As Ratzinger notes[1], the passover continued to be celebrated in the home, even after the establishment of the temple. The lambs were slaughtered in the temple, but then taken home, and the houses were marked with their blood. The restoration of creation each year began with the little world of the home, marked off from the darkness, and the chaos. The restoration next moved to the level of the whole city of Jerusalem: no-one was allowed to leave the city during the passover night, so that the city became a house sealed off from the dark.
Our Lord to celebrated the passover in a house within the holy city, but then He got up and “went with his disciples out beyond the brook Cedron,” that is, beyond the borders of the city into the outer darkness and chaos.
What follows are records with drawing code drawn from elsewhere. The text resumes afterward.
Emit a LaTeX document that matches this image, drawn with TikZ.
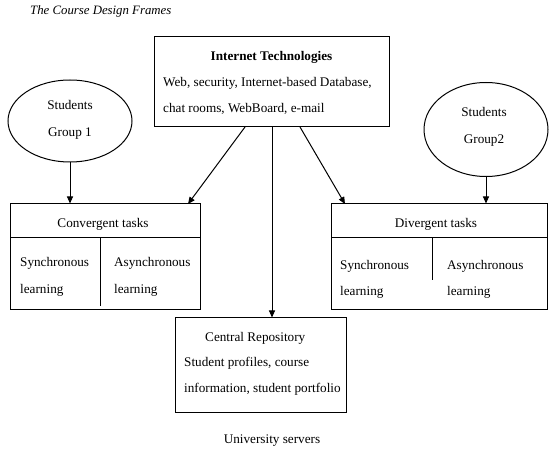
\documentclass[tikz,border=0pt]{standalone}
\usepackage{fontspec}
\setmainfont{Liberation Serif}
\usetikzlibrary{arrows.meta,shapes.geometric}
\begin{document}
\begin{tikzpicture}[x=1pt,y=-1pt,
  box/.style={draw, line width=1pt, rectangle, inner sep=0pt},
  blob/.style={draw, ellipse, line width=1pt, inner sep=0pt},
  txt/.style={inner sep=0pt, anchor=base west, font=\fontsize{13.2}{16}\selectfont},
  ctxt/.style={inner sep=0pt, anchor=base, font=\fontsize{13.2}{16}\selectfont},
  divline/.style={line width=1pt},
  arr/.style={-{Triangle[length=7pt,width=6pt]}, line width=1pt}]
\useasboundingbox (0,0) rectangle (550,457);

% title
\node[txt, font=\fontsize{12.8}{15}\selectfont\itshape] (title) at (30,15) {The Course Design Frames};

% Internet technologies
\node[box, minimum width=235pt, minimum height=90pt] (it) at (271.5,82) {};
\node[ctxt, font=\fontsize{13.2}{16}\selectfont\bfseries] (itt) at (271.5,61) {Internet Technologies};
\node[txt] (it1) at (163,87) {Web, security, Internet-based Database,};
\node[txt] (it2) at (163,113) {chat rooms, WebBoard, e-mail};

% ellipses
\node[blob, minimum width=124pt, minimum height=82pt] (g1) at (70,121) {};
\node[ctxt] (g1a) at (70,110) {Students};
\node[ctxt] (g1b) at (70,137) {Group 1};

\node[blob, minimum width=124pt, minimum height=94pt] (g2) at (486,129.5) {};
\node[ctxt] (g2a) at (484,117) {Students};
\node[ctxt] (g2b) at (484,144) {Group2};

% convergent
\node[box, minimum width=190pt, minimum height=106pt] (cv) at (105,257) {};
\coordinate (cvl) at (10,238);
\coordinate (cvr) at (200,238);
\draw[divline] (cvl) -- (cvr);
\coordinate (cvd1) at (100,238);
\coordinate (cvd2) at (100,306);
\draw[divline] (cvd1) -- (cvd2);
\node[ctxt] (cvt) at (103,228) {Convergent tasks};
\node[txt] (cv1) at (20,267) {Synchronous};
\node[txt] (cv2) at (20,294) {learning};
\node[txt] (cv3) at (114,267) {Asynchronous};
\node[txt] (cv4) at (114,294) {learning};

% divergent
\node[box, minimum width=216pt, minimum height=106pt] (dv) at (439,257) {};
\coordinate (dvl) at (331,238);
\coordinate (dvr) at (547,238);
\draw[divline] (dvl) -- (dvr);
\coordinate (dvd1) at (432,238);
\coordinate (dvd2) at (432,280);
\draw[divline] (dvd1) -- (dvd2);
\node[ctxt] (dvt) at (436,228) {Divergent tasks};
\node[txt] (dv1) at (340,270) {Synchronous};
\node[txt] (dv2) at (340,296) {learning};
\node[txt] (dv3) at (447,270) {Asynchronous};
\node[txt] (dv4) at (447,296) {learning};

% central repository
\node[box, minimum width=171pt, minimum height=95pt] (cr) at (260.5,365.5) {};
\node[txt] (cr1) at (205,342) {Central Repository};
\node[txt] (cr2) at (184,367) {Student profiles, course};
\node[txt] (cr3) at (184,393) {information, student portfolio};

\node[ctxt] (us) at (272,444) {University servers};

% connectors
\draw[arr] (g1.south) -- (cv.north -| g1.south);
\draw[arr] (g2.south) -- (dv.north -| g2.south);
\coordinate (a1s) at (245,127);
\coordinate (a1e) at (188,204);
\draw[arr] (a1s) -- (a1e);
\coordinate (a2s) at (300,127);
\coordinate (a2e) at (345,204);
\draw[arr] (a2s) -- (a2e);
\draw[arr] (it.south -| 272,0) -- (cr.north -| 272,0);
\end{tikzpicture}
\end{document}
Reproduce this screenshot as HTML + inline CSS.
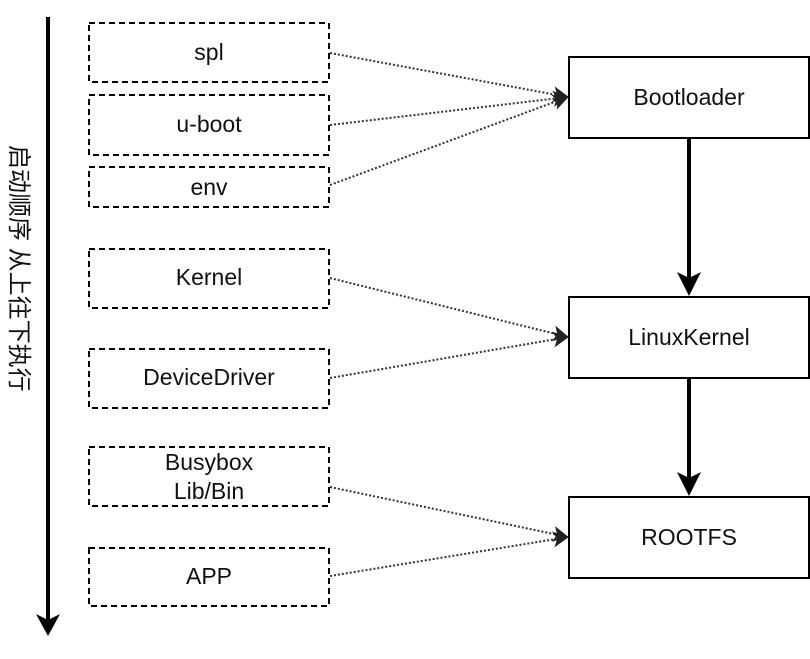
<!DOCTYPE html>
<html><head><meta charset="utf-8"><style>
html,body{margin:0;padding:0;background:#fff;}
svg text{font-family:"Liberation Sans","Noto Sans CJK SC",sans-serif;}
</style></head><body>
<svg width="810" height="654" viewBox="0 0 810 654" xmlns="http://www.w3.org/2000/svg">
<defs>
<marker id="ah" markerWidth="16" markerHeight="18" refX="15" refY="9" orient="auto" markerUnits="userSpaceOnUse">
<path d="M0,1 L16,9 L0,17 L4,9 Z" fill="#222"/>
</marker>
</defs>
<line x1="48" y1="17" x2="48" y2="622" stroke="#000" stroke-width="4"/>
<path d="M36,614 L48,636 L60,614 L48,620 Z" fill="#000"/>
<text transform="translate(11,145) rotate(90)" font-size="24" fill="#111">启动顺序 从上往下执行</text>

<g fill="none" stroke="#000" stroke-width="2" stroke-dasharray="6,4">
<rect x="89" y="23" width="240" height="59"/>
<rect x="89" y="95" width="240" height="60"/>
<rect x="89" y="167" width="240" height="40"/>
<rect x="89" y="249" width="240" height="59"/>
<rect x="89" y="349" width="240" height="59"/>
<rect x="89" y="447" width="240" height="59"/>
<rect x="89" y="548" width="240" height="58"/>
</g>
<g fill="#fff" stroke="#000" stroke-width="2">
<rect x="569" y="57" width="240" height="81"/>
<rect x="569" y="297" width="240" height="81"/>
<rect x="569" y="497" width="240" height="81"/>
</g>

<g fill="none" stroke="#333" stroke-width="2" stroke-dasharray="2,2" marker-end="url(#ah)">
<line x1="330" y1="53" x2="568" y2="97"/>
<line x1="330" y1="125" x2="568" y2="97"/>
<line x1="330" y1="185" x2="568" y2="97"/>
<line x1="330" y1="278" x2="568" y2="337"/>
<line x1="330" y1="378" x2="568" y2="337"/>
<line x1="330" y1="487" x2="568" y2="537"/>
<line x1="330" y1="576" x2="568" y2="537"/>
</g>

<g stroke="#000" stroke-width="4">
<line x1="689" y1="139" x2="689" y2="282"/>
<line x1="689" y1="379" x2="689" y2="482"/>
</g>
<path d="M677,272 L689,296 L701,272 L689,278 Z" fill="#000"/>
<path d="M677,472 L689,496 L701,472 L689,478 Z" fill="#000"/>

<g font-size="23" fill="#111" text-anchor="middle">
<text x="209" y="60">spl</text>
<text x="209" y="132">u-boot</text>
<text x="209" y="195">env</text>
<text x="209" y="285">Kernel</text>
<text x="209" y="385">DeviceDriver</text>
<text x="209" y="470">Busybox</text>
<text x="209" y="499">Lib/Bin</text>
<text x="209" y="584">APP</text>
<text x="689" y="105">Bootloader</text>
<text x="689" y="345">LinuxKernel</text>
<text x="689" y="545">ROOTFS</text>
</g>
</svg>
</body></html>
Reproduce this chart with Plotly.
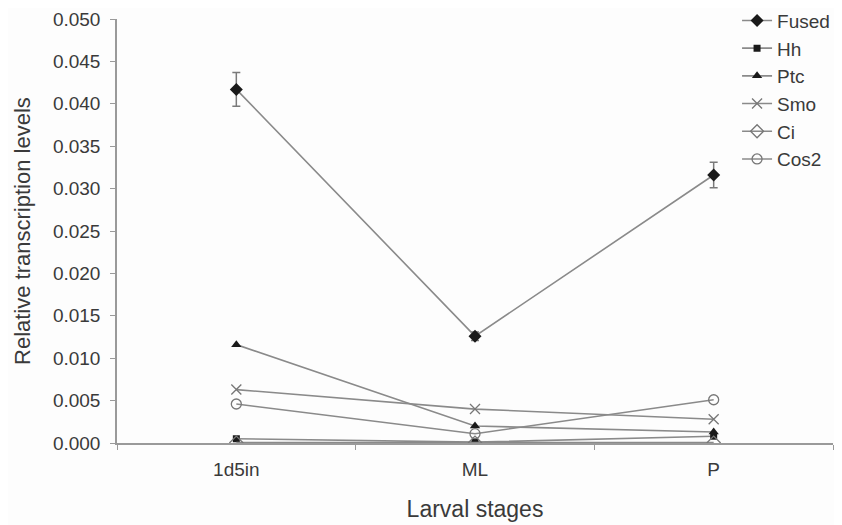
import plotly.graph_objects as go

stages = ["1d5in", "ML", "P"]
fused = [0.0417, 0.0126, 0.0316]
fused_err = [0.0020, 0.0005, 0.0015]
hh = [0.0005, 0.0001, 0.0008]
ptc = [0.0116, 0.0020, 0.0013]
smo = [0.0063, 0.0040, 0.0028]
ci = [0.00005, 0.00005, 0.00005]
cos2 = [0.0046, 0.0011, 0.0051]
y_ticks = [0.000, 0.005, 0.010, 0.015, 0.020, 0.025, 0.030, 0.035, 0.040, 0.045, 0.050]

LINE = "#8a8a8a"
DARK = "#1a1a1a"
TXT = "#3a3a3a"

series = [
    ("Fused", fused, dict(symbol="diamond", size=10, color=DARK, line=dict(width=0))),
    ("Hh", hh, dict(symbol="square", size=7, color=DARK, line=dict(width=0))),
    ("Ptc", ptc, dict(symbol="triangle-up", size=9, color=DARK, line=dict(width=0))),
    ("Smo", smo, dict(symbol="x-thin", size=10, color=LINE, line=dict(width=1.3, color="#777777"))),
    ("Ci", ci, dict(symbol="diamond-open", size=10, color="#777777", line=dict(width=1.3))),
    ("Cos2", cos2, dict(symbol="circle-open", size=10, color="#777777", line=dict(width=1.3))),
]

fig = go.Figure()
for i, (name, vals, mk) in enumerate(series):
    kw = {}
    if name == "Fused":
        kw["error_y"] = dict(type="data", array=fused_err, visible=True,
                             color="#7a7a7a", thickness=1.5, width=4)
    fig.add_trace(go.Scatter(
        x=stages, y=vals, name=name, mode="lines+markers",
        line=dict(color=LINE, width=1.6), marker=mk,
        legendgroup=f"g{i}", **kw))

fig.add_annotation(
    text="Relative transcription levels", textangle=-90,
    xref="paper", yref="paper", x=-0.1327, y=0.5,
    xanchor="center", yanchor="middle", showarrow=False,
    font=dict(size=22, color=TXT),
)

fig.update_layout(
    width=842, height=525,
    margin=dict(l=109, r=17, t=11, b=90, autoexpand=False),
    paper_bgcolor="#fdfdfd", plot_bgcolor="#fdfdfd",
    font=dict(family="Liberation Sans, Arial, sans-serif", size=19, color=TXT),
    showlegend=True,
    legend=dict(x=0.866, y=1.041, xanchor="left", yanchor="top",
                bgcolor="rgba(0,0,0,0)", font=dict(size=19, color=TXT),
                tracegroupgap=0, itemwidth=30),
    xaxis=dict(
        type="category", range=[-0.5, 2.5], automargin=False,
        showline=True, linecolor="#9a9a9a", linewidth=1.5,
        ticks="outside", tickson="boundaries", ticklen=5, tickcolor="#9a9a9a",
        ticklabelstandoff=8,
        showgrid=False, zeroline=False,
        title=dict(text="Larval stages", font=dict(size=23, color=TXT), standoff=22),
        tickfont=dict(size=19, color=TXT),
    ),
    yaxis=dict(
        range=[0, 0.05], tickvals=y_ticks, tickformat=".3f", automargin=False,
        showline=True, linecolor="#9a9a9a", linewidth=1.5,
        ticks="outside", ticklen=5, tickcolor="#9a9a9a", ticklabelstandoff=6,
        showgrid=False, zeroline=False,
        tickfont=dict(size=19, color=TXT),
    ),
)

fig.write_html("out.html")
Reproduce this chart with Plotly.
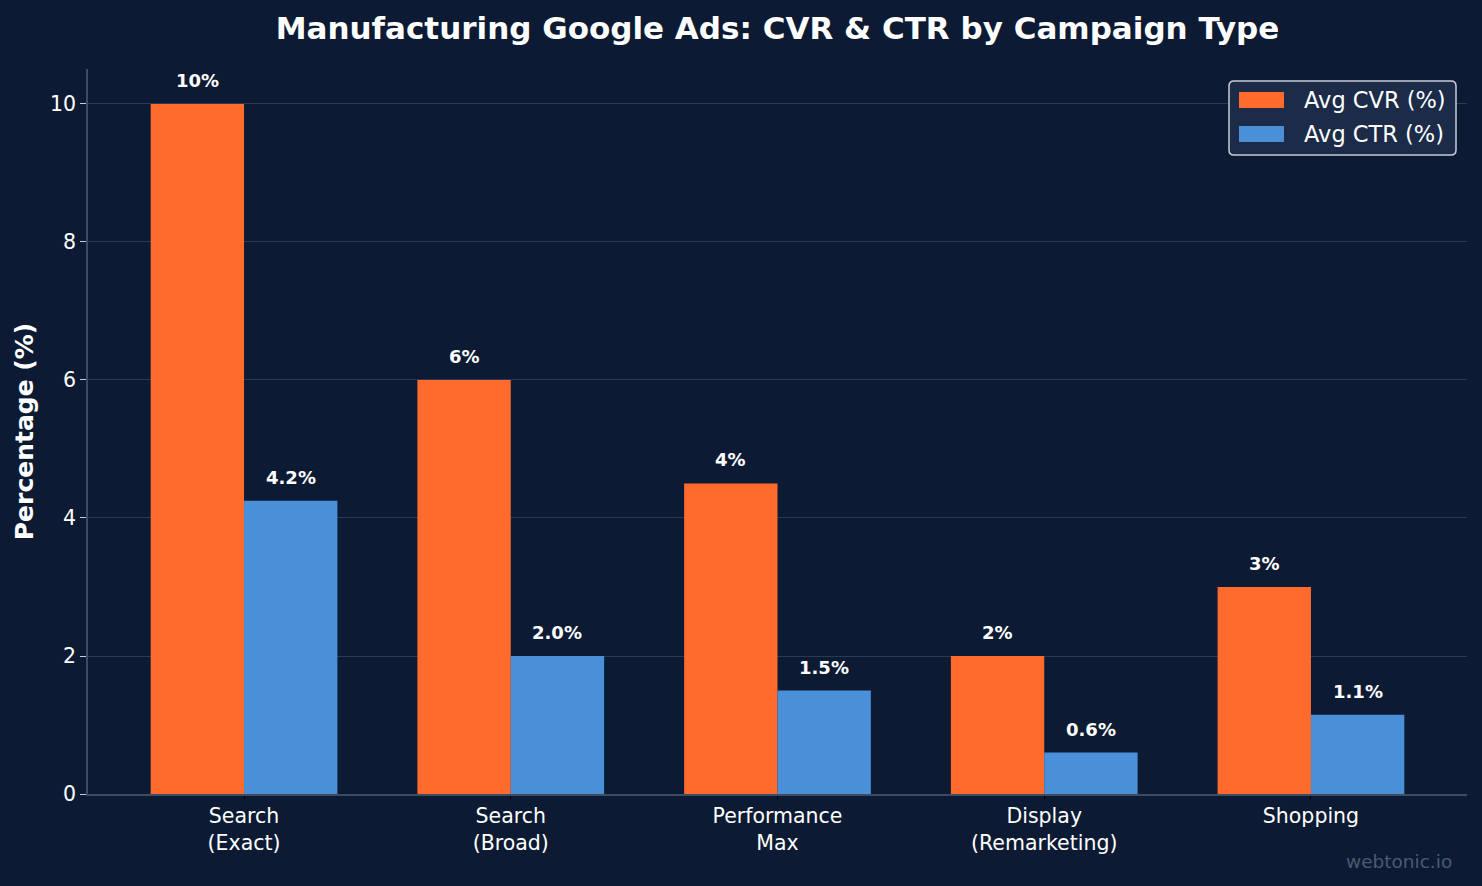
import plotly.graph_objects as go

categories = ["Search<br>(Exact)", "Search<br>(Broad)", "Performance<br>Max", "Display<br>(Remarketing)", "Shopping"]
series_names = ["Avg CVR (%)", "Avg CTR (%)"]
cvr = [10.0, 6.0, 4.5, 2.0, 3.0]
ctr = [4.25, 2.0, 1.5, 0.6, 1.15]
cvr_labels = ["10%", "6%", "4%", "2%", "3%"]
ctr_labels = ["4.2%", "2.0%", "1.5%", "0.6%", "1.1%"]

BG = "#0c1b33"
ORANGE = "#ff6b2d"
BLUE = "#4a90d9"
FONT = "DejaVu Sans"

# plot area in pixels
L, R, T, B = 88, 1467, 69, 794
PW, PH = R - L, B - T


def px(x):
    return (x - L) / PW


def py(y):
    return (B - y) / PH


fig = go.Figure()
fig.add_trace(go.Bar(x=categories, y=cvr, name=series_names[0], marker=dict(color=ORANGE, line=dict(width=0)),
                     showlegend=False))
fig.add_trace(go.Bar(x=categories, y=ctr, name=series_names[1], marker=dict(color=BLUE, line=dict(width=0)),
                     showlegend=False))

for i in range(len(categories)):
    fig.add_annotation(x=i - 0.175, y=cvr[i], text="<b>%s</b>" % cvr_labels[i], showarrow=False,
                       yanchor="bottom", yshift=11, font=dict(family=FONT, size=18, color="white"))
    fig.add_annotation(x=i + 0.175, y=ctr[i], text="<b>%s</b>" % ctr_labels[i], showarrow=False,
                       yanchor="bottom", yshift=11, font=dict(family=FONT, size=18, color="white"))

# watermark
fig.add_annotation(xref="paper", yref="paper", x=px(1454), y=py(861), text="webtonic.io", showarrow=False,
                   xanchor="right", yanchor="middle", font=dict(family=FONT, size=18.5, color="#4a5a72"))

# custom legend
x0, x1, y0, y1, r = 1229, 1456, 81, 155, 5
path = (f"M {px(x0 + r)} {py(y0)} L {px(x1 - r)} {py(y0)} Q {px(x1)} {py(y0)} {px(x1)} {py(y0 + r)} "
        f"L {px(x1)} {py(y1 - r)} Q {px(x1)} {py(y1)} {px(x1 - r)} {py(y1)} "
        f"L {px(x0 + r)} {py(y1)} Q {px(x0)} {py(y1)} {px(x0)} {py(y1 - r)} "
        f"L {px(x0)} {py(y0 + r)} Q {px(x0)} {py(y0)} {px(x0 + r)} {py(y0)} Z")
fig.add_shape(type="path", path=path, xref="paper", yref="paper", fillcolor="#1b2b48",
              line=dict(color="#c8ccd4", width=1.5), layer="above")
for k, (col, cy) in enumerate([(ORANGE, 100), (BLUE, 134)]):
    fig.add_shape(type="rect", xref="paper", yref="paper", x0=px(1239), x1=px(1284), y0=py(cy - 8), y1=py(cy + 8),
                  fillcolor=col, line=dict(width=0), layer="above")
    fig.add_annotation(xref="paper", yref="paper", x=px(1302), y=py(cy), text=series_names[k], showarrow=False,
                       xanchor="left", yanchor="middle", font=dict(family=FONT, size=22.5, color="white"))

fig.update_layout(
    width=1482, height=886,
    paper_bgcolor=BG, plot_bgcolor=BG,
    margin=dict(l=L, r=1482 - R, t=T, b=886 - B),
    barmode="group", bargap=0.3, bargroupgap=0,
    font=dict(family=FONT, color="white", size=21),
    showlegend=False,
    title=dict(text="<b>Manufacturing Google Ads: CVR & CTR by Campaign Type</b>",
               x=0.5, xref="paper", xanchor="center", y=1 - 28 / 886, yanchor="middle",
               font=dict(family=FONT, size=31, color="white")),
    xaxis=dict(range=[-0.585, 4.585], showgrid=False, showline=True, linecolor="#3d4b63", linewidth=1.5,
               ticks="outside", ticklen=3, tickcolor="#000000", tickfont=dict(family=FONT, size=20.5, color="white"),
               zeroline=False),
    yaxis=dict(range=[0, 10.507], showgrid=True, gridcolor="#2a3a55", gridwidth=1, showline=True,
               linecolor="#3d4b63", linewidth=1.5, ticks="outside", ticklen=6, tickcolor="#c8ccd4",
               tick0=0, dtick=2, tickfont=dict(family=FONT, size=20.5, color="white"), zeroline=False,
               title=dict(text="<b>Percentage (%)</b>", font=dict(family=FONT, size=25, color="white"), standoff=9)),
)

fig.write_html("out.html")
He is later brought back into the city, but then taken out again, and He dies outside the city. And by that death He conquers death and chaos. He rises to new life, as the beginning of the definitive new creation—full of light and beauty.
When Mary Magdalene meets the Risen one she thinks He is the gardener. Superficially this is an error, but in a deeper sense she is quite right; He is indeed the gardener of creation who is remaking the whole world, healing all chaos, disorder, and death. But His restoration begins small with the seed of His body that will slowly grow into a tree that can shelter all of creation. The Church is the garden in which His new creation begins. It is shielded on all sides from the powers of evil by the blood of the lamb, but open for Him.
And a Carmelite convent is a little Church— a space closed off from the chaos of the world, a garden in which you can meet the Risen Lord and be remade by Him. Each of you must seal your own heart off from evil, and allow the heavenly gardener to root out all the weeds of you soul, so that in you that new creation can begin, which will be completed when the He comes again in glory, and celebrates His final triumph over all evil: “And He shall dwell with them, and they shall be his people, and God Himself shall be among them and shall wipe every tear from their eyes, and death shall not be any more, nor shall sorrow nor lamentation nor pain be any more, because the first things have gone. And He who sat upon the throne said: Behold, I make all new.”
[1] Cf. Joseph Ratzinger, “The Passover of Jesus and the Church: A Meditation for Holy Thursday,” in: Behold The Pierced One: An Approach to a Spiritual Christology (San Francisco: Ignatius Press, 1986).